:: Given data ::
'''
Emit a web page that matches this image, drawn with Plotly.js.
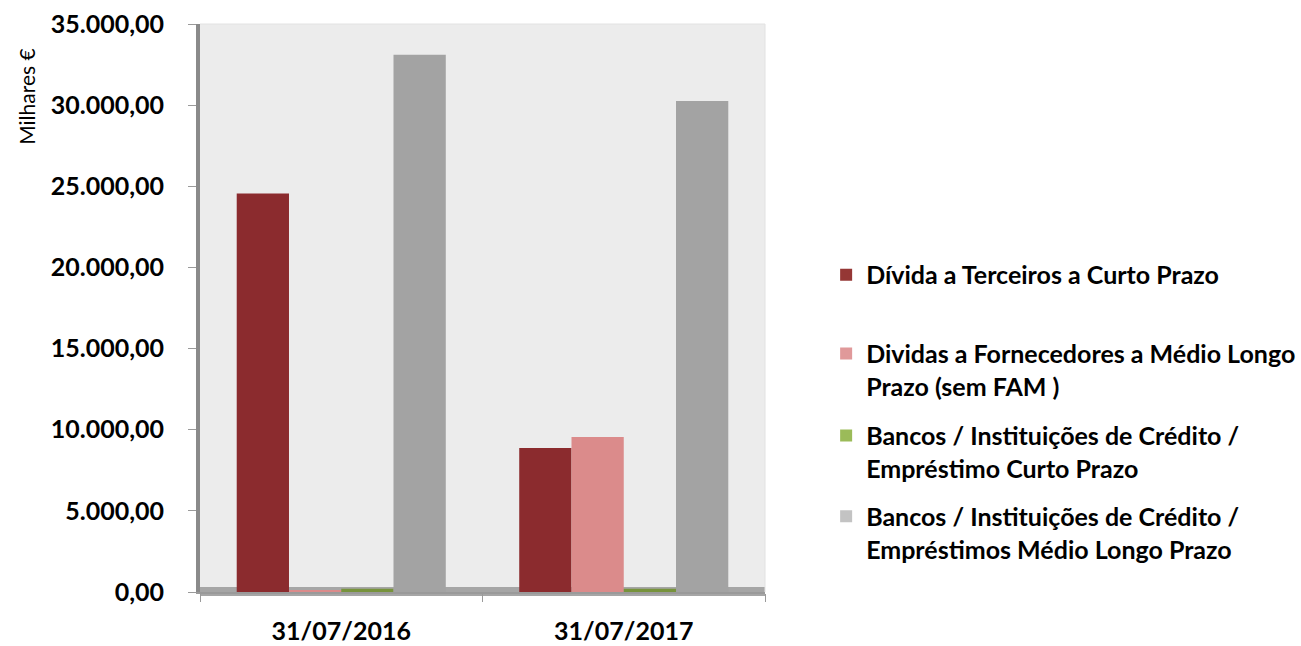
<!DOCTYPE html>
<html>
<head>
<meta charset="utf-8">
<script src="https://cdn.plot.ly/plotly-3.0.1.min.js"></script>
<style>html,body{margin:0;padding:0;background:#fff;}#chart{width:1301px;height:646px;}</style>
</head>
<body>
<div id="chart"></div>
<script>
const categories = ['31/07/2016', '31/07/2017'];
const seriesNames = [
  'Dívida a Terceiros a Curto Prazo',
  'Dividas a Fornecedores a Médio Longo<br>Prazo (sem FAM )',
  'Bancos / Instituições de Crédito /<br>Empréstimo Curto Prazo',
  'Bancos / Instituições de Crédito /<br>Empréstimos Médio Longo Prazo'
];
const dividaTerceirosCP = [24550, 8870];
const dividaFornecedoresMLP = [120, 9550];
const bancosCP = [200, 200];
const bancosMLP = [33100, 30250];
const yTicks = [0, 5000, 10000, 15000, 20000, 25000, 30000, 35000];

const barColors = ['#8b2b2e', '#db8b8b', '#77933c', '#a3a3a3'];
const legendColors = ['#953735', '#e0999a', '#9bbb59', '#c3c3c3'];
const values = [dividaTerceirosCP, dividaFornecedoresMLP, bancosCP, bancosMLP];
const legendIds = ['legend', 'legend2', 'legend3', 'legend4'];
const legendY = [0.610, 0.488, 0.361, 0.236];

const font = 'Lato, "Liberation Sans", sans-serif';

const traces = values.map((v, i) => ({
  type: 'bar',
  name: seriesNames[i],
  x: categories,
  y: v,
  marker: {color: barColors[i], line: {width: 0}},
  legend: legendIds[i],
  showlegend: false,
  hoverinfo: 'x+y+name'
}));
// legend-only swatches (lighter legend colours), on a hidden axis pair so they do not take bar slots
values.forEach((v, i) => {
  traces.push({
    type: 'bar',
    name: seriesNames[i],
    x: [null], y: [null],
    xaxis: 'x2', yaxis: 'y2',
    marker: {color: legendColors[i]},
    legend: legendIds[i],
    showlegend: true,
    hoverinfo: 'skip'
  });
});

const layout = {
  width: 1301, height: 646,
  margin: {l: 200, r: 536, t: 24, b: 54, autoexpand: false},
  paper_bgcolor: '#ffffff',
  plot_bgcolor: '#ececec',
  barmode: 'group',
  bargap: 0.26,
  bargroupgap: 0,
  separators: ',.',
  font: {family: font, color: '#000'},
  xaxis: {
    type: 'category',
    showgrid: false,
    showline: true, linecolor: '#9a9a9a', linewidth: 2,
    ticks: 'outside', tickson: 'boundaries', ticklen: 8, tickcolor: '#9a9a9a',
    tickfont: {family: font, size: 25, color: '#000', weight: 'bold'},
    ticklabelstandoff: 16,
    automargin: false,
    fixedrange: true
  },
  yaxis: {
    range: [0, 35000],
    tickvals: yTicks,
    tickformat: ',.2f',
    showgrid: false, zeroline: false,
    showline: true, linecolor: '#8a8a8a', linewidth: 4,
    ticks: 'outside', ticklen: 8, tickcolor: '#9a9a9a',
    tickfont: {family: font, size: 25, color: '#000', weight: 'bold'},
    ticklabelstandoff: 19,
    automargin: false,
    fixedrange: true
  },
  xaxis2: {overlaying: 'x', visible: false, fixedrange: true},
  yaxis2: {overlaying: 'y', visible: false, fixedrange: true},
  shapes: [
    {type: 'rect', xref: 'paper', yref: 'paper', x0: 0, x1: 1, y0: -0.007, y1: 0.009,
     fillcolor: '#a6a6a6', line: {width: 0}, layer: 'below'},
    {type: 'line', xref: 'paper', yref: 'paper', x0: 0, x1: 1, y0: 1, y1: 1,
     line: {color: '#e2e2e2', width: 1}, layer: 'below'},
    {type: 'line', xref: 'paper', yref: 'paper', x0: 1, x1: 1, y0: 0, y1: 1,
     line: {color: '#e2e2e2', width: 1}, layer: 'below'}
  ],
  annotations: [{
    text: 'Milhares €', xref: 'paper', yref: 'paper',
    x: -0.307, y: 0.871, textangle: -90, showarrow: false,
    xanchor: 'center', yanchor: 'middle',
    font: {family: font, size: 21, color: '#000'}
  }]
};

legendIds.forEach((id, i) => {
  layout[id] = {
    xref: 'container', yref: 'container',
    x: 0.635, y: legendY[i], xanchor: 'left', yanchor: 'top',
    bgcolor: 'rgba(0,0,0,0)', borderwidth: 0,
    valign: 'top',
    itemwidth: 30,
    font: {family: font, size: 25, color: '#000', weight: 'bold'}
  };
});

Plotly.newPlot('chart', traces, layout, {displayModeBar: false});
</script>
</body>
</html>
'''
:: Job ::
Output the data exactly. Pictures don't belong in the result.

:: Result ::
Emit a web page that matches this image, drawn with Plotly.js.
<!DOCTYPE html>
<html>
<head>
<meta charset="utf-8">
<script src="https://cdn.plot.ly/plotly-3.0.1.min.js"></script>
<style>html,body{margin:0;padding:0;background:#fff;}#chart{width:1301px;height:646px;}</style>
</head>
<body>
<div id="chart"></div>
<script>
const categories = ['31/07/2016', '31/07/2017'];
const seriesNames = [
  'Dívida a Terceiros a Curto Prazo',
  'Dividas a Fornecedores a Médio Longo<br>Prazo (sem FAM )',
  'Bancos / Instituições de Crédito /<br>Empréstimo Curto Prazo',
  'Bancos / Instituições de Crédito /<br>Empréstimos Médio Longo Prazo'
];
const dividaTerceirosCP = [24550, 8870];
const dividaFornecedoresMLP = [120, 9550];
const bancosCP = [200, 200];
const bancosMLP = [33100, 30250];
const yTicks = [0, 5000, 10000, 15000, 20000, 25000, 30000, 35000];

const barColors = ['#8b2b2e', '#db8b8b', '#77933c', '#a3a3a3'];
const legendColors = ['#953735', '#e0999a', '#9bbb59', '#c3c3c3'];
const values = [dividaTerceirosCP, dividaFornecedoresMLP, bancosCP, bancosMLP];
const legendIds = ['legend', 'legend2', 'legend3', 'legend4'];
const legendY = [0.610, 0.488, 0.361, 0.236];

const font = 'Lato, "Liberation Sans", sans-serif';

const traces = values.map((v, i) => ({
  type: 'bar',
  name: seriesNames[i],
  x: categories,
  y: v,
  marker: {color: barColors[i], line: {width: 0}},
  legend: legendIds[i],
  showlegend: false,
  hoverinfo: 'x+y+name'
}));
// legend-only swatches (lighter legend colours), on a hidden axis pair so they do not take bar slots
values.forEach((v, i) => {
  traces.push({
    type: 'bar',
    name: seriesNames[i],
    x: [null], y: [null],
    xaxis: 'x2', yaxis: 'y2',
    marker: {color: legendColors[i]},
    legend: legendIds[i],
    showlegend: true,
    hoverinfo: 'skip'
  });
});

const layout = {
  width: 1301, height: 646,
  margin: {l: 200, r: 536, t: 24, b: 54, autoexpand: false},
  paper_bgcolor: '#ffffff',
  plot_bgcolor: '#ececec',
  barmode: 'group',
  bargap: 0.26,
  bargroupgap: 0,
  separators: ',.',
  font: {family: font, color: '#000'},
  xaxis: {
    type: 'category',
    showgrid: false,
    showline: true, linecolor: '#9a9a9a', linewidth: 2,
    ticks: 'outside', tickson: 'boundaries', ticklen: 8, tickcolor: '#9a9a9a',
    tickfont: {family: font, size: 25, color: '#000', weight: 'bold'},
    ticklabelstandoff: 16,
    automargin: false,
    fixedrange: true
  },
  yaxis: {
    range: [0, 35000],
    tickvals: yTicks,
    tickformat: ',.2f',
    showgrid: false, zeroline: false,
    showline: true, linecolor: '#8a8a8a', linewidth: 4,
    ticks: 'outside', ticklen: 8, tickcolor: '#9a9a9a',
    tickfont: {family: font, size: 25, color: '#000', weight: 'bold'},
    ticklabelstandoff: 19,
    automargin: false,
    fixedrange: true
  },
  xaxis2: {overlaying: 'x', visible: false, fixedrange: true},
  yaxis2: {overlaying: 'y', visible: false, fixedrange: true},
  shapes: [
    {type: 'rect', xref: 'paper', yref: 'paper', x0: 0, x1: 1, y0: -0.007, y1: 0.009,
     fillcolor: '#a6a6a6', line: {width: 0}, layer: 'below'},
    {type: 'line', xref: 'paper', yref: 'paper', x0: 0, x1: 1, y0: 1, y1: 1,
     line: {color: '#e2e2e2', width: 1}, layer: 'below'},
    {type: 'line', xref: 'paper', yref: 'paper', x0: 1, x1: 1, y0: 0, y1: 1,
     line: {color: '#e2e2e2', width: 1}, layer: 'below'}
  ],
  annotations: [{
    text: 'Milhares €', xref: 'paper', yref: 'paper',
    x: -0.307, y: 0.871, textangle: -90, showarrow: false,
    xanchor: 'center', yanchor: 'middle',
    font: {family: font, size: 21, color: '#000'}
  }]
};

legendIds.forEach((id, i) => {
  layout[id] = {
    xref: 'container', yref: 'container',
    x: 0.635, y: legendY[i], xanchor: 'left', yanchor: 'top',
    bgcolor: 'rgba(0,0,0,0)', borderwidth: 0,
    valign: 'top',
    itemwidth: 30,
    font: {family: font, size: 25, color: '#000', weight: 'bold'}
  };
});

Plotly.newPlot('chart', traces, layout, {displayModeBar: false});
</script>
</body>
</html>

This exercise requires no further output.